(Records with drawing code)
┌──

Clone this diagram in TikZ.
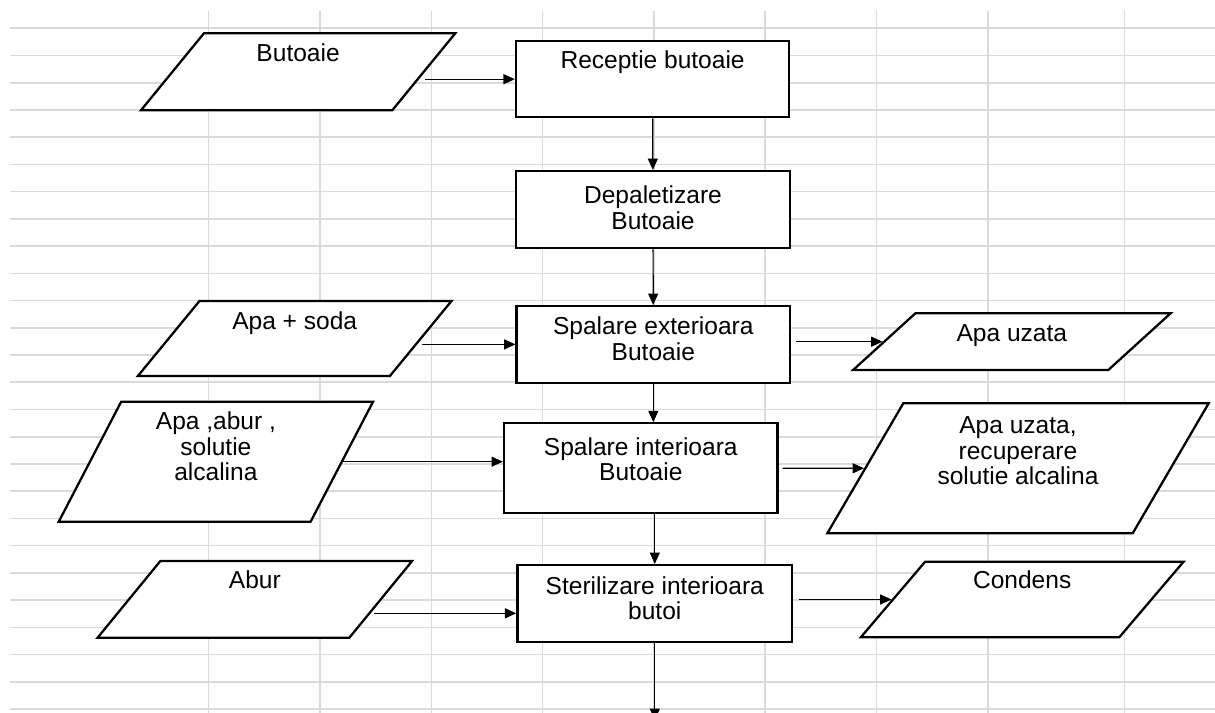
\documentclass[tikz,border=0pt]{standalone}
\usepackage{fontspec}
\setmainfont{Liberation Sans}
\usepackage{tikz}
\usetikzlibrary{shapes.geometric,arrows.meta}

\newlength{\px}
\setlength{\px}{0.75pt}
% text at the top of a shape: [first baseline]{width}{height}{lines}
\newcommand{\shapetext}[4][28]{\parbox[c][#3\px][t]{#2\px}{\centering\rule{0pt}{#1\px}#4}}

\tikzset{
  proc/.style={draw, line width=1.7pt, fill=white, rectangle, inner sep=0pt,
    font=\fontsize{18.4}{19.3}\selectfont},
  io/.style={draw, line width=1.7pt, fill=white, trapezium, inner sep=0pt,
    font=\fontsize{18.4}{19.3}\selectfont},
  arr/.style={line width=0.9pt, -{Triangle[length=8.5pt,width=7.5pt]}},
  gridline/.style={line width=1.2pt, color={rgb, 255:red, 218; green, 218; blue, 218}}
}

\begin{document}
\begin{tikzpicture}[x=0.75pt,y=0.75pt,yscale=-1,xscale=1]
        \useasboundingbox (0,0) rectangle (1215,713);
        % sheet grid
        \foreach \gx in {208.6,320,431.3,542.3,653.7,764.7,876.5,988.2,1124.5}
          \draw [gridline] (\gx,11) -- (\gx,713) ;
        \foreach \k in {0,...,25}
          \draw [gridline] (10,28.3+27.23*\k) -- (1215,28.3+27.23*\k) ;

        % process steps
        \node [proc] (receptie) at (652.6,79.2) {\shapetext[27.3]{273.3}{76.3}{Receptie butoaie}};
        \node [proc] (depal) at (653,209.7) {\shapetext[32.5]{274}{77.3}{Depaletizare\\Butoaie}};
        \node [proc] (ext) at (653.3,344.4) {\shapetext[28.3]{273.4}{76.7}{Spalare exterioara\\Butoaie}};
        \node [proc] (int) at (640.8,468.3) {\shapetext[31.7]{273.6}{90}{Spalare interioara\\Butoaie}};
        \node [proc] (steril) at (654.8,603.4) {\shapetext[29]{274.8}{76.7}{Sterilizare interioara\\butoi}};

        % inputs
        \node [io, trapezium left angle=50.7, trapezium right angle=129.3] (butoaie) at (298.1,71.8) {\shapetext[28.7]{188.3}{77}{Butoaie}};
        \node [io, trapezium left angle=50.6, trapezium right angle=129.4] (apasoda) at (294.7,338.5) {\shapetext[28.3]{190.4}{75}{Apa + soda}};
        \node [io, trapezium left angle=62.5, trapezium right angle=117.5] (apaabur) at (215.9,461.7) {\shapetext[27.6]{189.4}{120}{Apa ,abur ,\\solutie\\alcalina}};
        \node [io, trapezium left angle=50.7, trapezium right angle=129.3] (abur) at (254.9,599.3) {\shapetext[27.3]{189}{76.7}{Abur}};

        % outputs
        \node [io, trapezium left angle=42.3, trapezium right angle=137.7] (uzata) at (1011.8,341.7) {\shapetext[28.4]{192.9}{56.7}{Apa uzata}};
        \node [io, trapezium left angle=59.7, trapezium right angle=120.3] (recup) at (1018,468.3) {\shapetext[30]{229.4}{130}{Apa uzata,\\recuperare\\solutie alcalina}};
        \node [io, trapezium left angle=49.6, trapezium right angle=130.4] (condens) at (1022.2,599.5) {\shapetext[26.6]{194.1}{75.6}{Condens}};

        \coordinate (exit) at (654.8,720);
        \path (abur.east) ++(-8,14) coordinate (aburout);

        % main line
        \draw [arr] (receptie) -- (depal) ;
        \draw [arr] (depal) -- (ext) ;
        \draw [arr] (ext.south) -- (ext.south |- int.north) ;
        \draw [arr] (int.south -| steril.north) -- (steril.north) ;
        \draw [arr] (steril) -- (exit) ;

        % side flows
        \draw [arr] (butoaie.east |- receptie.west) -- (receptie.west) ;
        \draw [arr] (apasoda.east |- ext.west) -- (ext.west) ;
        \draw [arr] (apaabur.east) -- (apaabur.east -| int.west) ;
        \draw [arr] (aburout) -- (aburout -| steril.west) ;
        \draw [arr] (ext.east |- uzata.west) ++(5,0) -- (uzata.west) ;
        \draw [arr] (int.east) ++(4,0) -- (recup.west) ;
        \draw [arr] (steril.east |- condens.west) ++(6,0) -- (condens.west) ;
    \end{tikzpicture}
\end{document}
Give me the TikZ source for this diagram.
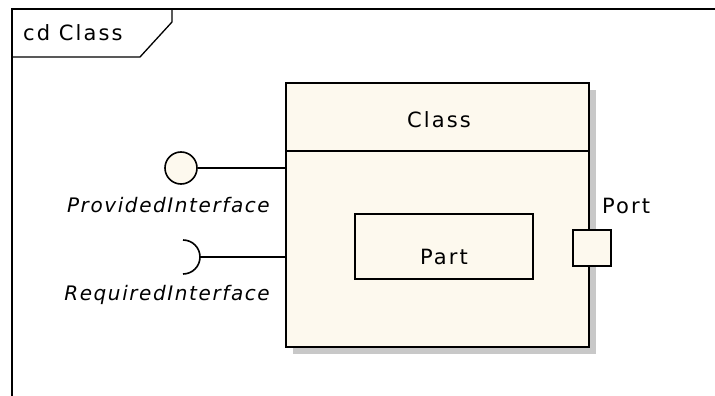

└──

**Task instructions**
The pictures in the entries should be left out; output everything else exactly.

**Task answer**
Clone this diagram in TikZ.
\documentclass[tikz,border=0pt]{standalone}
\usepackage{fontspec}
\setmainfont{Liberation Sans}
\usepackage{tikz}
\usetikzlibrary{shapes.geometric,arrows.meta}

\newlength{\px}
\setlength{\px}{0.75pt}
% text at the top of a shape: [first baseline]{width}{height}{lines}
\newcommand{\shapetext}[4][28]{\parbox[c][#3\px][t]{#2\px}{\centering\rule{0pt}{#1\px}#4}}

\tikzset{
  proc/.style={draw, line width=1.7pt, fill=white, rectangle, inner sep=0pt,
    font=\fontsize{18.4}{19.3}\selectfont},
  io/.style={draw, line width=1.7pt, fill=white, trapezium, inner sep=0pt,
    font=\fontsize{18.4}{19.3}\selectfont},
  arr/.style={line width=0.9pt, -{Triangle[length=8.5pt,width=7.5pt]}},
  gridline/.style={line width=1.2pt, color={rgb, 255:red, 218; green, 218; blue, 218}}
}

\begin{document}
\begin{tikzpicture}[x=0.75pt,y=0.75pt,yscale=-1,xscale=1]
        \useasboundingbox (0,0) rectangle (1215,713);
        % sheet grid
        \foreach \gx in {208.6,320,431.3,542.3,653.7,764.7,876.5,988.2,1124.5}
          \draw [gridline] (\gx,11) -- (\gx,713) ;
        \foreach \k in {0,...,25}
          \draw [gridline] (10,28.3+27.23*\k) -- (1215,28.3+27.23*\k) ;

        % process steps
        \node [proc] (receptie) at (652.6,79.2) {\shapetext[27.3]{273.3}{76.3}{Receptie butoaie}};
        \node [proc] (depal) at (653,209.7) {\shapetext[32.5]{274}{77.3}{Depaletizare\\Butoaie}};
        \node [proc] (ext) at (653.3,344.4) {\shapetext[28.3]{273.4}{76.7}{Spalare exterioara\\Butoaie}};
        \node [proc] (int) at (640.8,468.3) {\shapetext[31.7]{273.6}{90}{Spalare interioara\\Butoaie}};
        \node [proc] (steril) at (654.8,603.4) {\shapetext[29]{274.8}{76.7}{Sterilizare interioara\\butoi}};

        % inputs
        \node [io, trapezium left angle=50.7, trapezium right angle=129.3] (butoaie) at (298.1,71.8) {\shapetext[28.7]{188.3}{77}{Butoaie}};
        \node [io, trapezium left angle=50.6, trapezium right angle=129.4] (apasoda) at (294.7,338.5) {\shapetext[28.3]{190.4}{75}{Apa + soda}};
        \node [io, trapezium left angle=62.5, trapezium right angle=117.5] (apaabur) at (215.9,461.7) {\shapetext[27.6]{189.4}{120}{Apa ,abur ,\\solutie\\alcalina}};
        \node [io, trapezium left angle=50.7, trapezium right angle=129.3] (abur) at (254.9,599.3) {\shapetext[27.3]{189}{76.7}{Abur}};

        % outputs
        \node [io, trapezium left angle=42.3, trapezium right angle=137.7] (uzata) at (1011.8,341.7) {\shapetext[28.4]{192.9}{56.7}{Apa uzata}};
        \node [io, trapezium left angle=59.7, trapezium right angle=120.3] (recup) at (1018,468.3) {\shapetext[30]{229.4}{130}{Apa uzata,\\recuperare\\solutie alcalina}};
        \node [io, trapezium left angle=49.6, trapezium right angle=130.4] (condens) at (1022.2,599.5) {\shapetext[26.6]{194.1}{75.6}{Condens}};

        \coordinate (exit) at (654.8,720);
        \path (abur.east) ++(-8,14) coordinate (aburout);

        % main line
        \draw [arr] (receptie) -- (depal) ;
        \draw [arr] (depal) -- (ext) ;
        \draw [arr] (ext.south) -- (ext.south |- int.north) ;
        \draw [arr] (int.south -| steril.north) -- (steril.north) ;
        \draw [arr] (steril) -- (exit) ;

        % side flows
        \draw [arr] (butoaie.east |- receptie.west) -- (receptie.west) ;
        \draw [arr] (apasoda.east |- ext.west) -- (ext.west) ;
        \draw [arr] (apaabur.east) -- (apaabur.east -| int.west) ;
        \draw [arr] (aburout) -- (aburout -| steril.west) ;
        \draw [arr] (ext.east |- uzata.west) ++(5,0) -- (uzata.west) ;
        \draw [arr] (int.east) ++(4,0) -- (recup.west) ;
        \draw [arr] (steril.east |- condens.west) ++(6,0) -- (condens.west) ;
    \end{tikzpicture}
\end{document}
Give me the TikZ source for this diagram.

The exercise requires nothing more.